Una larga apología de Heidegger que no mencione sus servicios al nazismo, o la difusión de la música de Wagner, de la poesía de Ezra Pound o de la narrativa de Céline sin agregar, en alguna etapa del panegírico, las reservas correspondientes, tiene el efecto de la judeofobia embolsada.
Igual que la que ocurre en estos días en Latinoamérica con los loores hiperbólicos a Hugo Chávez que omiten cuidadosamente que fue un judeófobo consumado.
Poner de relieve las virtudes de grandes judeófobos soslayando su tara, lleva a los incautos a heredar el aprecio puro. La consecuencia inevitable es que en algún momento emergerá la judeofobia vulgar y reconocible.
En el caso de La Bolsa, el escritor que oficializó su apología fue Ricardo Rojas (1882-1957), quien en su monumental Historia de la literatura argentina en ocho volúmenes (c. 1920), elogia a la novela de Martel como «una creación típica argentina, señalando las causas donde realmente estaban… Merece una lectura más asidua y la inscripción de su nombre al frente de una escuela».
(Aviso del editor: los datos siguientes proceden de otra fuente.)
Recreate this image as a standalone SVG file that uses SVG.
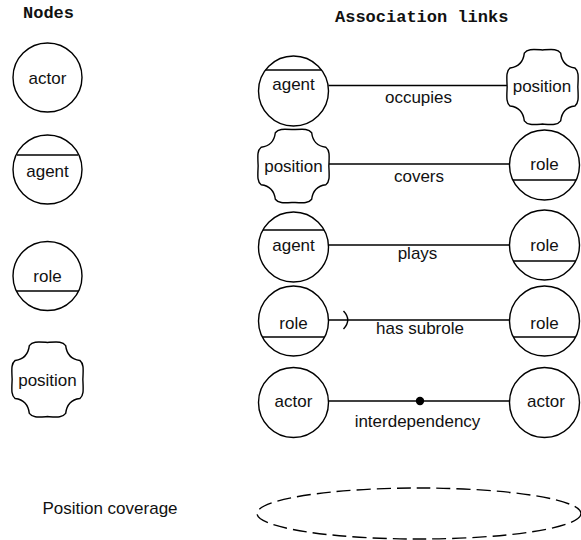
<svg xmlns="http://www.w3.org/2000/svg" xmlns:xlink="http://www.w3.org/1999/xlink" width="581" height="540" viewBox="0 0 581 540">
  <style>
    .shape { fill: #fff; stroke: #000; stroke-width: 1.4; }
    .bar { stroke: #000; stroke-width: 1.4; fill: none; }
    .link { stroke: #000; stroke-width: 1.4; fill: none; }
    .lbl { font-family: "Liberation Sans", Arial, sans-serif; font-size: 17px; fill: #111; text-anchor: middle; }
    .head { font-family: "Liberation Mono", "Courier New", monospace; font-size: 17px; font-weight: bold; fill: #111; }
    .coverage { fill: none; stroke: #000; stroke-width: 1.4; stroke-dasharray: 14 6; }
  </style>
  <defs>
    <!-- four-lobed outline used for position nodes, centred on 0,0 -->
    <path id="posShape" class="shape" d="M0,-35 C10,-35.5 15,-36 18,-32 C19,-24 24,-19 32,-18 C36,-15 35.5,-10 35,0 C35.5,10 36,15 32,18 C24,19 19,24 18,32 C15,36 10,35.5 0,35 C-10,35.5 -15,36 -18,32 C-19,24 -24,19 -32,18 C-36,15 -35.5,10 -35,0 C-35.5,-10 -36,-15 -32,-18 C-24,-19 -19,-24 -18,-32 C-15,-36 -10,-35.5 0,-35 Z"/>
  </defs>

  <rect width="581" height="540" fill="#fff"/>

  <!-- headings -->
  <text class="head" x="23" y="18">Nodes</text>
  <text class="head" x="335" y="22">Association links</text>

  <!-- legend column -->
  <g id="legend-actor">
    <circle class="shape" cx="47.5" cy="77.5" r="34.5"/>
    <text class="lbl" x="47.5" y="83.5">actor</text>
  </g>
  <g id="legend-agent">
    <circle class="shape" cx="47.5" cy="169.5" r="34.5"/>
    <line class="bar" x1="17" y1="155" x2="78" y2="155"/>
    <text class="lbl" x="47.5" y="177">agent</text>
  </g>
  <g id="legend-role">
    <circle class="shape" cx="47.5" cy="276" r="34.5"/>
    <line class="bar" x1="16.5" y1="291" x2="78.5" y2="291"/>
    <text class="lbl" x="47.5" y="282">role</text>
  </g>
  <g id="legend-position">
    <use xlink:href="#posShape" transform="translate(47.5,379.5) scale(1.01,1.06)"/>
    <text class="lbl" x="47.5" y="385.5">position</text>
  </g>

  <!-- connectors -->
  <g id="connectors">
    <line class="link" x1="328.5" y1="85.5" x2="507" y2="85.5"/>
    <line class="link" x1="329" y1="164" x2="509.5" y2="164"/>
    <line class="link" x1="328.5" y1="245" x2="509.5" y2="245"/>
    <line class="link" x1="328.5" y1="320" x2="509.5" y2="320"/>
    <path class="link" d="M343.5,311 Q352,320 343.5,329"/>
    <line class="link" x1="328.5" y1="401" x2="509.5" y2="401"/>
    <circle cx="420" cy="401" r="4.2" fill="#000"/>
  </g>

  <!-- connector labels -->
  <g id="link-labels">
    <text class="lbl" x="418.5" y="103">occupies</text>
    <text class="lbl" x="419" y="182">covers</text>
    <text class="lbl" x="417.5" y="259">plays</text>
    <text class="lbl" x="420" y="334">has subrole</text>
    <text class="lbl" x="417.5" y="427">interdependency</text>
  </g>

  <!-- row 1: agent occupies position -->
  <g id="occ-agent">
    <circle class="shape" cx="293.5" cy="91" r="35"/>
    <line class="bar" x1="265.5" y1="70" x2="321.5" y2="70"/>
    <text class="lbl" x="293.5" y="90">agent</text>
  </g>
  <g id="occ-position">
    <use xlink:href="#posShape" transform="translate(542.5,87) scale(1.01,1.06)"/>
    <text class="lbl" x="542" y="92">position</text>
  </g>

  <!-- row 2: position covers role -->
  <g id="cov-position">
    <use xlink:href="#posShape" transform="translate(293.5,166) scale(1.01,1.04)"/>
    <text class="lbl" x="293.5" y="172">position</text>
  </g>
  <g id="cov-role">
    <circle class="shape" cx="544.5" cy="165" r="35"/>
    <line class="bar" x1="512.9" y1="180" x2="576.1" y2="180"/>
    <text class="lbl" x="544.5" y="170">role</text>
  </g>

  <!-- row 3: agent plays role -->
  <g id="play-agent">
    <circle class="shape" cx="293.5" cy="247" r="35"/>
    <line class="bar" x1="262.9" y1="230" x2="324.1" y2="230"/>
    <text class="lbl" x="293.5" y="251">agent</text>
  </g>
  <g id="play-role">
    <circle class="shape" cx="544.5" cy="245" r="35"/>
    <line class="bar" x1="513.4" y1="261" x2="575.6" y2="261"/>
    <text class="lbl" x="544.5" y="251">role</text>
  </g>

  <!-- row 4: role has subrole role -->
  <g id="sub-role-a">
    <circle class="shape" cx="293.5" cy="321" r="35"/>
    <line class="bar" x1="262.4" y1="337" x2="324.6" y2="337"/>
    <text class="lbl" x="293.5" y="329">role</text>
  </g>
  <g id="sub-role-b">
    <circle class="shape" cx="544.5" cy="321" r="35"/>
    <line class="bar" x1="513.4" y1="337" x2="575.6" y2="337"/>
    <text class="lbl" x="544.5" y="329">role</text>
  </g>

  <!-- row 5: actor interdependency actor -->
  <g id="dep-actor-a">
    <circle class="shape" cx="293.5" cy="402.5" r="35"/>
    <text class="lbl" x="293.5" y="407">actor</text>
  </g>
  <g id="dep-actor-b">
    <circle class="shape" cx="544.5" cy="402.5" r="35"/>
    <text class="lbl" x="546" y="407">actor</text>
  </g>

  <!-- coverage legend -->
  <g id="coverage">
    <text class="lbl" x="110" y="514">Position coverage</text>
    <ellipse class="coverage" cx="419" cy="513.5" rx="162" ry="25.5"/>
  </g>
</svg>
No es de extrañar que la tradición laudatoria hacia la novela tuviera como consecuencia que alguno de los empalagados por tanto elogio considerara que también la judeofobia merecía justificación.
Así ocurre, en efecto, en la edición de la novela de 1975, con resúmenes históricos y notas explicativas de Luis R. Lescano, quien opina de este modo:
«Denuncia honesta. Testimonio certero… No creemos que el autor fuera antisemita. Sus observaciones sagaces, los análisis de las subas-bajas, las especulaciones más descaradas…, la suciedad de la mayoría de las operaciones bursátiles, en fin, todo el movimiento advertido, estudiado, comentado, debió brindarle la seguridad de que eran consecuencia de la actuación de un grupo humano determinado. Miró tuvo la valentía de identificarlo.»
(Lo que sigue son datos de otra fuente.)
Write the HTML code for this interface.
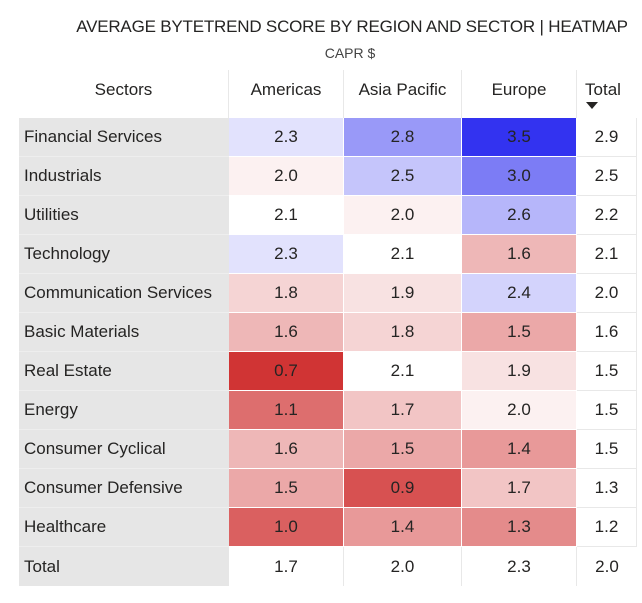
<!DOCTYPE html>
<html><head><meta charset="utf-8">
<style>
body{margin:0;width:642px;height:603px;background:#fff;font-family:"Liberation Sans",sans-serif;color:#252423;position:relative;overflow:hidden}
#title{position:absolute;left:2px;width:700px;top:17px;text-align:center;font-size:17px;letter-spacing:-0.2px}
#sub{position:absolute;left:0;width:700px;top:45px;text-align:center;font-size:14px;color:#444}
.c{position:absolute;box-sizing:border-box;font-size:17px;display:flex;align-items:center}
</style></head><body>
<div id="title">AVERAGE BYTETREND SCORE BY REGION AND SECTOR | HEATMAP</div>
<div id="sub">CAPR $</div>
<div id="grid"></div>
<script>
const sectors=["Financial Services","Industrials","Utilities","Technology","Communication Services","Basic Materials","Real Estate","Energy","Consumer Cyclical","Consumer Defensive","Healthcare"];
const regions=["Americas","Asia Pacific","Europe"];
const americas=[2.3,2.0,2.1,2.3,1.8,1.6,0.7,1.1,1.6,1.5,1.0];
const asiaPacific=[2.8,2.5,2.0,2.1,1.9,1.8,2.1,1.7,1.5,0.9,1.4];
const europe=[3.5,3.0,2.6,1.6,2.4,1.5,1.9,2.0,1.4,1.7,1.3];
const rowTotals=[2.9,2.5,2.2,2.1,2.0,1.6,1.5,1.5,1.5,1.3,1.2];
const colTotals=[1.7,2.0,2.3];
const grandTotal=2.0;
const series=[americas,asiaPacific,europe];
const g=document.getElementById('grid');
const colX=[19,229,344,462,577,637];
const top0=70,headH=48,rowH=39;
const vmin=0.7,vmid=2.1,vmax=3.5;
function color(v){
  if(v<=vmid){const t=Math.min(1,(vmid-v)/(vmid-vmin));
    return `rgb(${Math.round(255-47*t)},${Math.round(255-203*t)},${Math.round(255-203*t)})`;}
  const t=Math.min(1,(v-vmid)/(vmax-vmid));
  return `rgb(${Math.round(255-204*t)},${Math.round(255-204*t)},${Math.round(255-15*t)})`;
}
function cell(x0,x1,y,h,text,bg,align,name,extra){
  const d=document.createElement('div');d.className='c';
  d.style.left=x0+'px';d.style.top=y+'px';d.style.width=(x1-x0)+'px';d.style.height=h+'px';
  d.style.background=bg;d.style.justifyContent=align==='l'?'flex-start':'center';
  if(align==='l')d.style.paddingLeft='5px';
  if(extra)Object.assign(d.style,extra);
  d.textContent=text;
  
  
  g.appendChild(d);return d;
}
const hb={borderRight:'1px solid #e8e8e8',paddingBottom:'8px'};
cell(colX[0],colX[1],top0,headH,"Sectors","#fff",'c','header-sectors',hb);
regions.forEach((r,i)=>cell(colX[i+1],colX[i+2],top0,headH,r,"#fff",'c','header-'+r.toLowerCase().replace(' ','-'),hb));
const th=cell(colX[4],colX[5],top0,headH,"","#fff",'c','header-total');

th.innerHTML='<div style="display:flex;flex-direction:column;align-items:flex-start;margin-left:-8px;margin-top:2px"><span>Total</span><svg width="14" height="9" style="margin-top:1px"><polygon points="1,1 13,1 7,8" fill="#252423"/></svg></div>';
const bw={borderRight:'1px solid #fff',borderBottom:'1px solid #fff'};
const bt={borderBottom:'1px solid #e8e8e8',borderRight:'1px solid #e8e8e8'};
sectors.forEach((s,r)=>{
  const y=top0+headH+r*rowH;
  cell(colX[0],colX[1],y,rowH,s,"#e6e6e6",'l','row-label-'+r,{borderBottom:'1px solid #eee'});
  series.forEach((arr,c)=>cell(colX[c+1],colX[c+2],y,rowH,arr[r].toFixed(1),color(arr[r]),'c','cell-'+r+'-'+c,bw));
  cell(colX[4],colX[5],y,rowH,rowTotals[r].toFixed(1),"#fff",'c','row-total-'+r,bt);
});
const yt=top0+headH+sectors.length*rowH;
cell(colX[0],colX[1],yt,rowH,"Total","#e6e6e6",'l','total-row-label');
colTotals.forEach((v,c)=>cell(colX[c+1],colX[c+2],yt,rowH,v.toFixed(1),"#fff",'c','col-total-'+c,{borderRight:'1px solid #e8e8e8'}));
cell(colX[4],colX[5],yt,rowH,grandTotal.toFixed(1),"#fff",'c','grand-total');
</script>
</body></html>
En suma, para Lescano los judíos son merecedores del odio, porque «Nadie puede negar la inconducta moral, la apetencia de revancha de los israelitas». Reitero que este «estudio» no es medieval, sino de 1975.
Los críticos anteriores soslayaron el odio y no lo condenaron. Por eso Lescano pudo exaltarlo y sumarse a él.
Como otras expresiones de la judeofobia, su embolsamiento en el presente se ha nacionalizado, y ha adoptado a Irán como objeto de perdón. Aunque el Gobierno de los ayatolás hace gala de una judeofobia desembozada, casi no hay Gobierno que rechace de plano a los ayatolás por su odio, su negacionismo, y su meta explícita de eliminar a Israel.
No ocurrió tampoco el año pasado las representaciones de ciento veinte países se congregaron en Teherán (26-8-12) para el congreso de los No-Alineados. Eligieron al Gobierno iraní para presidir la organización, y no objetaron su virulencia en ningún momento.
Que Argentina, una de las víctimas más notables del terrorismo iraní, se haya sumado a dicha hipocresía, es uno de los logros póstumos de Chávez, y una de las expresiones más aciagas de la penetración islamista en Sudamérica.
El proceso, impulsado desde Venezuela, se ha hecho ahora carne en Argentina, cuyo Gobierno acaba de suscribir con Irán un acuerdo por el que le permitirá a los ayatolás indagar sobre los atentados que ellos mismos perpetraron en Buenos Aires.
Argentina ha traicionado su soberanía y los encomiables logros de la Justicia argentina que había llegado a identificar a los responsables de los más graves atentados terroristas en suelo argentino. El Gobierno de Kirchner ha empujado a su país al abismo de la impunidad y a los brazos del eje del mal.